**This article was originally posted to Associations Now
New research is challenging meeting planners to make their events more personalized, inclusive, and playful.
“Guiding Principles in Experience Design,” released last month, is based on a survey by Marriott International in collaboration with the Professional Convention Management Association (PCMA), along with its foundation and a subsidiary, the Corporate Event Marketing Association (CEMA). The report outlines six principles “intended to drive experience innovation for years to come,” according to a release.
Among the principles listed in the report are exploring attendee identities; helping attendees make better decisions; creating a sense of belonging; rethinking the factors in the event’s value proposition; gathering emotional data; and encouraging “play” and experimentation.
The report includes some “tools and takeaways” to guide event planners around implementing its findings. Beth Surmont, FASAE, CAE, VP of event strategy and design at 360 Live Media, says personalization and flexibility can be a challenge at association events.
“We’re very accustomed to having things designed just for us, like our phones,” she said. “But in general, events are terrible at it. I sometimes say that events are the last one-size-fits-all experience.”
"We have to stop asking things like, “Did you like the chicken at lunch?” and “How was the hotel?” - Beth Surmont, FASAE, CAE, 360 Live Media
To start the personalization process, Surmont encourages organizations to think not just about attendee demographics but also about personas—the handful of character types who are likely to attend an event. Developing personas is time-consuming and complex, she cautioned; it requires multiple one-on-one interviews and an eye for fine distinctions.

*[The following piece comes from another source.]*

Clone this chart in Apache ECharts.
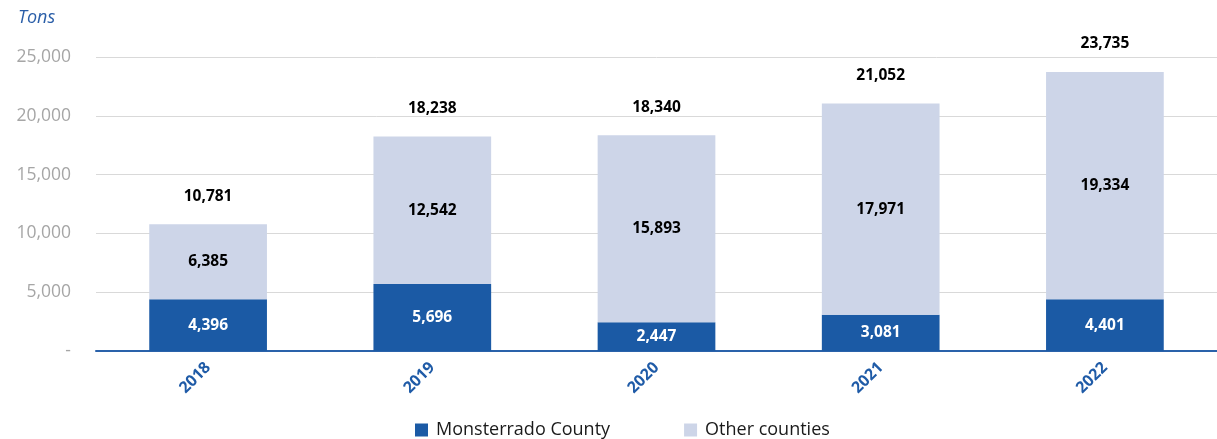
<!DOCTYPE html>
<html>
<head>
<meta charset="utf-8">
<style>
  html, body { margin: 0; padding: 0; background: #ffffff; }
  #chart { width: 1217px; height: 439px; }
</style>
<script src="https://cdn.jsdelivr.net/npm/echarts@6/dist/echarts.min.js"></script>
</head>
<body>
<div id="chart"></div>
<script>
// Tonnage by year: Monsterrado County vs. the rest of the counties
const years = ['2018', '2019', '2020', '2021', '2022'];
const monsterrado = [4396, 5696, 2447, 3081, 4401];
const otherCounties = [6385, 12542, 15893, 17971, 19334];
const totals = [10781, 18238, 18340, 21052, 23735];
const yTicks = [0, 5000, 10000, 15000, 20000, 25000];

const FONT = '"Open Sans", "Noto Sans", sans-serif';
const fmt = v => v.toLocaleString('en-US');

const chart = echarts.init(document.getElementById('chart'), null, { renderer: 'canvas' });

chart.setOption({
  animation: false,
  textStyle: { fontFamily: FONT },
  grid: { left: 96, right: 0, top: 57, bottom: 88 },
  graphic: [{
    type: 'text', left: 18, top: 9,
    style: { text: 'Tons', fontFamily: FONT, fontSize: 18, fontStyle: 'italic', fill: '#2a5ea8' }
  }],
  legend: {
    top: 416, left: 410,
    itemWidth: 13, itemHeight: 13, itemGap: 74,
    icon: 'rect',
    textStyle: { fontFamily: FONT, fontSize: 18, color: '#1a1a1a', padding: [0, 0, 0, 3] },
    data: ['Monsterrado County', 'Other counties']
  },
  xAxis: {
    type: 'category',
    data: years,
    axisLine: { lineStyle: { color: '#2a62aa', width: 2 } },
    axisTick: { show: false },
    axisLabel: {
      rotate: 45, margin: 14,
      color: '#1f5ba7', fontWeight: 'bold', fontSize: 16, fontFamily: FONT
    }
  },
  yAxis: {
    type: 'value',
    min: yTicks[0], max: yTicks[yTicks.length - 1], interval: 5000,
    axisLine: { show: false },
    axisTick: { show: false },
    splitLine: { lineStyle: { color: '#d9d9d9', width: 1 } },
    axisLabel: {
      margin: 25, color: '#a6a6a6', fontSize: 17.5, fontFamily: FONT,
      formatter: v => v === 0 ? '-' : fmt(v)
    }
  },
  series: [
    {
      name: 'Monsterrado County', type: 'bar', stack: 'tons',
      barWidth: '52.5%',
      data: monsterrado,
      itemStyle: { color: '#1b5aa5' },
      label: {
        show: true, position: 'inside', color: '#ffffff',
        fontWeight: 'bold', fontSize: 15.5, fontFamily: FONT,
        formatter: p => fmt(p.value)
      }
    },
    {
      name: 'Other counties', type: 'bar', stack: 'tons',
      data: otherCounties,
      itemStyle: { color: '#cdd5e8' },
      label: {
        show: true, position: 'inside', color: '#000000',
        fontWeight: 'bold', fontSize: 15.5, fontFamily: FONT,
        formatter: p => fmt(p.value)
      }
    },
    {
      name: 'Total', type: 'scatter',
      data: totals,
      symbolSize: 0,
      silent: true,
      itemStyle: { opacity: 1, color: '#000000' },
      label: {
        show: true, position: 'top', distance: 20, color: '#000000',
        fontWeight: 'bold', fontSize: 15.5, fontFamily: FONT,
        formatter: p => fmt(p.value)
      }
    }
  ]
});
</script>
</body>
</html>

“We have a set of questions that will help us start to understand their motivations, behaviors, how they approach the world,” Surmont said. “From there, we’re usually able to develop a set of patterns.”
Persona development is related to gathering emotional data, which Surmont said should expand beyond simplistic questions about the conference experiences.
“We have to stop asking things like, ‘Did you like the chicken at lunch?’ and ‘How was the hotel?’” she said. “I’m interested in the things that people tend to have an emotional response to. ‘What makes you excited about your job?’ Or ‘Why did you get involved in this work in the first place?’ I find that to be very powerful, because oftentimes people have very personal reasons for what they do.”
Creating a sense of play at an event can be particularly tricky at association events, especially for medical and scientific groups, Surmont said: “There’s this idea that play will negate any scientific rigor.”
But she added that a tweak to phrasing might help get attendees more comfortable with more interactive and “playful” activities: “I don’t typically use the word ‘play.’ I’ll say something like ‘intentional networking’ or ‘intentional problem-solving.’ Some of this goes back to persona research—you want to know what kinds of things excite your audience around play and fun, and then design around that.”
Regardless of the specific tactics a meeting planner uses, Surmont said, the overall strategy should think beyond familiar attendance and demographic data.
“Your association and your event is not made up of numbers; it’s made up of people,” she said. “When you stop designing for numbers and you start designing for people, you’re going to have a lot more impact on your audience and on what you want the event to achieve overall.”